Standard Deduction Vs. Itemizing

ByRichard Davies
March 9, 2004, 2:05 PM

— -- Think you need to itemize for maximum tax savings? Think again.

If you're among the two-thirds of taxpayers who do not itemize, you might think you're getting the short end of the stick. After all, itemizers get to deduct state income tax, property tax, mortgage interest and all charitable donations.

"Non-itemizers actually get the better deal," according to Kevin McCormally of Kiplinger's Personal Finance Magazine. "The only reason to claim the standard deduction is when it's worth more to you than the total of all your deductible expenses," said McCormally.

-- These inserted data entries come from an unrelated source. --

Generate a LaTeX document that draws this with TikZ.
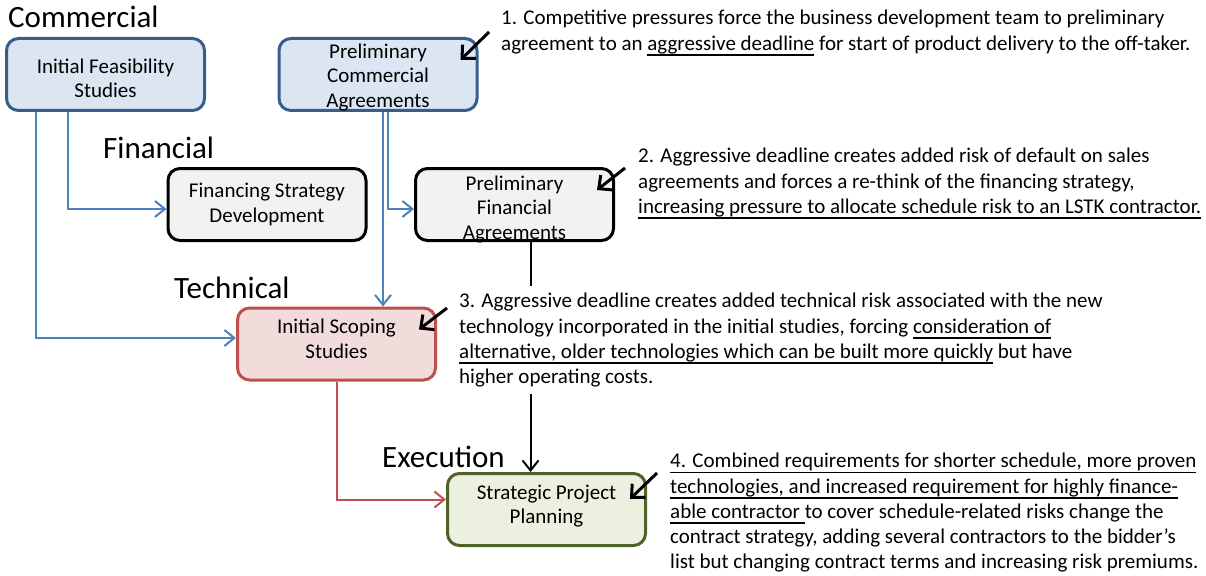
\documentclass[tikz,border=0pt]{standalone}
\usepackage{fontspec}
\setmainfont{Carlito}
\usetikzlibrary{arrows.meta,calc}

\definecolor{commline}{HTML}{385D8A}
\definecolor{commfill}{HTML}{DCE6F2}
\definecolor{commlink}{HTML}{4F81BD}
\definecolor{finfill}{HTML}{F2F2F2}
\definecolor{techline}{HTML}{C0504D}
\definecolor{techfill}{HTML}{F2DCDB}
\definecolor{execline}{HTML}{4F6228}
\definecolor{execfill}{HTML}{EBF1DE}

% underline with a fixed depth and weight
\newsavebox{\ulbox}
\newcommand{\ul}[1]{\sbox{\ulbox}{#1}\rlap{\rule[-5.5pt]{\wd\ulbox}{1.5pt}}\usebox{\ulbox}}
% centred lines, baseline on the first one
\newcommand{\lines}[1]{\begin{tabular}[t]{@{}c@{}}#1\end{tabular}}

\tikzset{
  stage/.style={draw, line width=3pt, rounded corners=12pt,
    minimum width=198pt, minimum height=72pt, inner xsep=4pt, inner ysep=0pt,
    font=\fontsize{21}{24.5}\selectfont},
  textdrop/.style={text height=15pt, text depth=#1},
  commercial/.style={stage, draw=commline, fill=commfill},
  financial/.style={stage, draw=black, fill=finfill},
  technical/.style={stage, draw=techline, fill=techfill},
  execution/.style={stage, draw=execline, fill=execfill},
  phase/.style={anchor=base west, inner sep=0pt, font=\fontsize{31}{36}\selectfont},
  remark/.style={anchor=north west, inner sep=0pt, align=left,
    font=\fontsize{21}{25.3}\selectfont},
  feed/.style={line width=2pt, -{Straight Barb[length=10pt,width=16pt]}},
  pointer/.style={line width=3pt, -{Straight Barb[length=10pt,width=19pt]}},
}

\begin{document}
\begin{tikzpicture}[x=1pt,y=-1pt]
\useasboundingbox (0,0) rectangle (1206,575);

% phase headings
\node[phase] (commercial) at (8,28) {Commercial};
\node[phase] (financial) at (103,158) {Financial};
\node[phase] (technical) at (174,298) {Technical};
\node[phase] (execution) at (382,467) {Execution};

% stages
\node[commercial, textdrop=17pt] (ifs) at (105.5,74.5) {\lines{Initial Feasibility\\Studies}};
\node[commercial, textdrop=47pt] (pca) at (378,74.5) {\lines{Preliminary\\Commercial\\Agreements}};
\node[financial, textdrop=29pt] (fsd) at (267,204.5) {\lines{Financing Strategy\\Development}};
\node[financial, textdrop=44pt] (pfa) at (514.5,204.5) {\lines{Preliminary\\Financial\\Agreements}};
\node[technical, textdrop=36pt] (iss) at (336.5,344) {\lines{Initial Scoping\\Studies}};
\node[execution, textdrop=36pt] (spp) at (546.5,509.5) {\lines{Strategic Project\\Planning}};

% links between stages
\draw[feed, commlink] ([xshift=-37.5pt]ifs.south) |- ([yshift=-4.5pt]fsd.west);
\draw[feed, commlink] ([xshift=-69.5pt]ifs.south) |- ([yshift=6pt]iss.west);
\draw[feed, commlink] ([xshift=5pt]pca.south) -- ([xshift=5pt]pca.south |- iss.north);
\draw[feed, commlink] ([xshift=10pt]pca.south) |- ([yshift=-4.5pt]pfa.west);
\draw[feed, black] ([xshift=16pt]pfa.south) -- ([xshift=16pt]pfa.south |- spp.north);
\draw[feed, techline] (iss.south) |- ([yshift=10pt]spp.west);

% notes
\node[remark] (note1) at (501,10) {1. Competitive pressures force the business development team to preliminary\\
agreement to an \ul{aggressive deadline} for start of product delivery to the off-taker.};
\node[remark] (note2) at (638,148) {2. Aggressive deadline creates added risk of default on sales\\
agreements and forces a re-think of the financing strategy,\\
\ul{increasing pressure to allocate schedule risk to an LSTK contractor.}};
\node[remark, fill=white, inner ysep=7pt] (note3) at (459,286) {3. Aggressive deadline creates added technical risk associated with the new\\
technology incorporated in the initial studies, forcing \ul{consideration of}\\
\ul{alternative, older technologies which can be built more quickly} but have\\
higher operating costs.};
\node[remark] (note4) at (670,453) {\ul{4. Combined requirements for shorter schedule, more proven}\\
\ul{technologies, and increased requirement for highly finance-}\\
\ul{able contractor }to cover schedule-related risks change the\\
contract strategy, adding several contractors to the bidder’s\\
list but changing contract terms and increasing risk premiums.};

% pointers from the notes
\draw[pointer] ([shift={(-12,22)}]note1.north west) -- ([shift={(-18,23)}]pca.north east);
\draw[pointer] ([shift={(-13,20)}]note2.north west) -- ([shift={(-18,23)}]pfa.north east);
\draw[pointer] ([shift={(-12,22)}]note3.north west) -- ([shift={(-18,23)}]iss.north east);
\draw[pointer] ([shift={(-13,20)}]note4.north west) -- ([shift={(-17,27)}]spp.north east);
\end{tikzpicture}
\end{document}
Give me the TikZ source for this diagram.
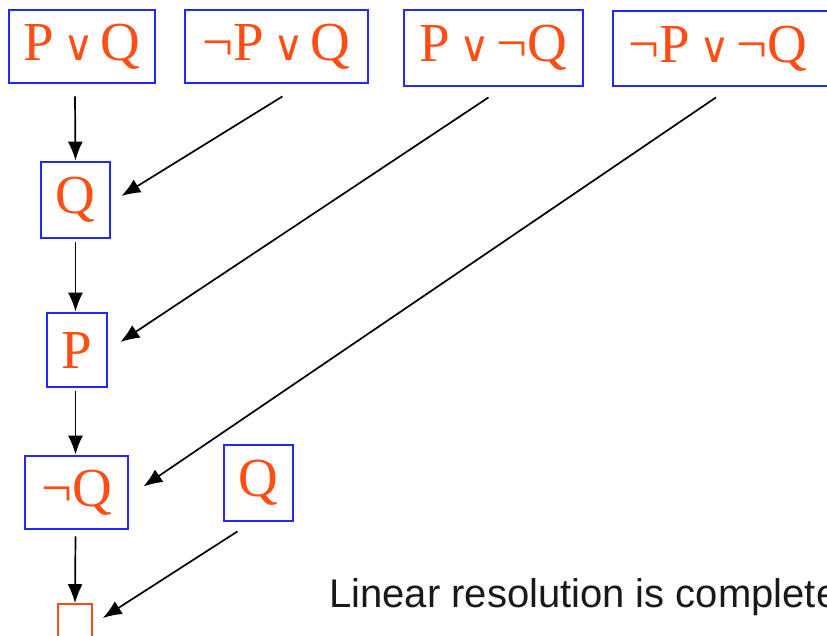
\documentclass[tikz,border=0pt]{standalone}
\usepackage{fontspec}
\setmainfont{Liberation Serif}
\newfontfamily\sansf{Liberation Sans}
\newfontfamily\symf{DejaVu Serif}
\usetikzlibrary{arrows.meta,calc}
\definecolor{orng}{RGB}{255,78,20}
\definecolor{bbl}{RGB}{30,40,255}
\tikzset{
  clause/.style={draw=bbl, line width=2.8pt, text=orng, inner sep=0pt,
    font=\fontsize{55}{60}\selectfont},
  arr/.style={line width=1.7pt, -{Latex[length=19pt,width=15pt]}},
}
\newcommand{\Or}{\hspace{0.16em}{\symf\fontsize{42}{48}\selectfont ∨}\hspace{0.12em}}
\newcommand{\Ng}{¬}
\begin{document}
\begin{tikzpicture}[x=1pt,y=-1pt]
\clip (0,0) rectangle (827,636);
\fill[white] (0,0) rectangle (827,636);
\node[clause, minimum width=146pt, minimum height=73pt] (pq) at (82,46.5) {P\Or Q};
\node[clause, minimum width=183pt, minimum height=73pt] (npq) at (276.5,46.5) {\Ng P\Or Q};
\node[clause, minimum width=179pt, minimum height=76pt] (pnq) at (493.5,48) {P\Or\Ng Q};
\node[clause, minimum width=224pt, minimum height=75pt] (npnq) at (725,48.5) {\hspace*{-14pt}\Ng P\Or\Ng Q};
\node[clause, minimum width=69pt, minimum height=76pt] (q1) at (75.5,200) {Q};
\node[clause, minimum width=60pt, minimum height=74pt] (p) at (77,350) {P};
\node[clause, minimum width=103pt, minimum height=73pt] (nq) at (76.5,492.5) {\Ng Q};
\node[clause, minimum width=69pt, minimum height=76pt] (q2) at (258.5,483) {Q};
\node[draw=orng, line width=1.6pt, minimum width=34pt, minimum height=34pt, inner sep=0pt] (empty) at (75,621) {};
\node[anchor=base west, font=\sansf\fontsize{40}{46}\selectfont, text=black!90, inner sep=0pt] (note) at (329,607) {Linear resolution is complete};
% vertical chain
\draw[arr] ($(pq.south)+(-7,12)$) -- (q1.north);
\draw[arr] ($(q1.south)+(0,3)$) -- (p.north -| q1.south);
\draw[arr] ($(p.south -| q1.south)+(0,3)$) -- (nq.north -| q1.south);
\draw[arr] ($(nq.south -| q1.south)+(0,6)$) -- (empty.north);
% diagonals
\draw[arr] ($(npq.south)+(6,12)$) -- ($(q1.east)+(10,-4)$);
\draw[arr] ($(pnq.south)+(-5,10)$) -- ($(p.east)+(12,-8)$);
\draw[arr] ($(npnq.south)+(-9,10)$) -- ($(nq.east)+(14,-6)$);
\draw[arr] ($(q2.south)+(-21,9)$) -- ($(empty.east)+(10,-3)$);
\end{tikzpicture}
\end{document}
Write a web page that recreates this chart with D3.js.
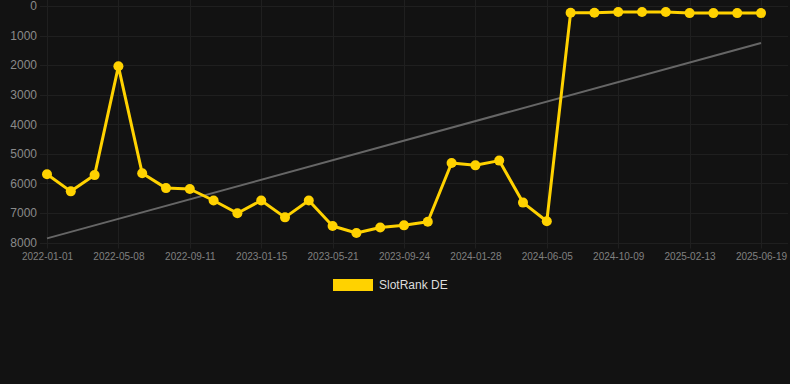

Single taxpayers get a standard deduction of $4750, a married couple $9500 and that's with no questions asked. Even if they don't spend a nickel on state or local taxes, mortgage interest, or gifts to charity.

For most taxpayers, especially those without mortages, the standard deduction may be the best and they still might have some write-offs. However, keep in mind for certain exceptions to that rule.

"There's a $250 deduction for teachers and teachers aides, and a $3,000 write-off for college tuition," said McCormally. "You can deduct your qualifying moving expenses whether or not you itemize, as well as interest paid on student loans, or traditional IRA contributions you made."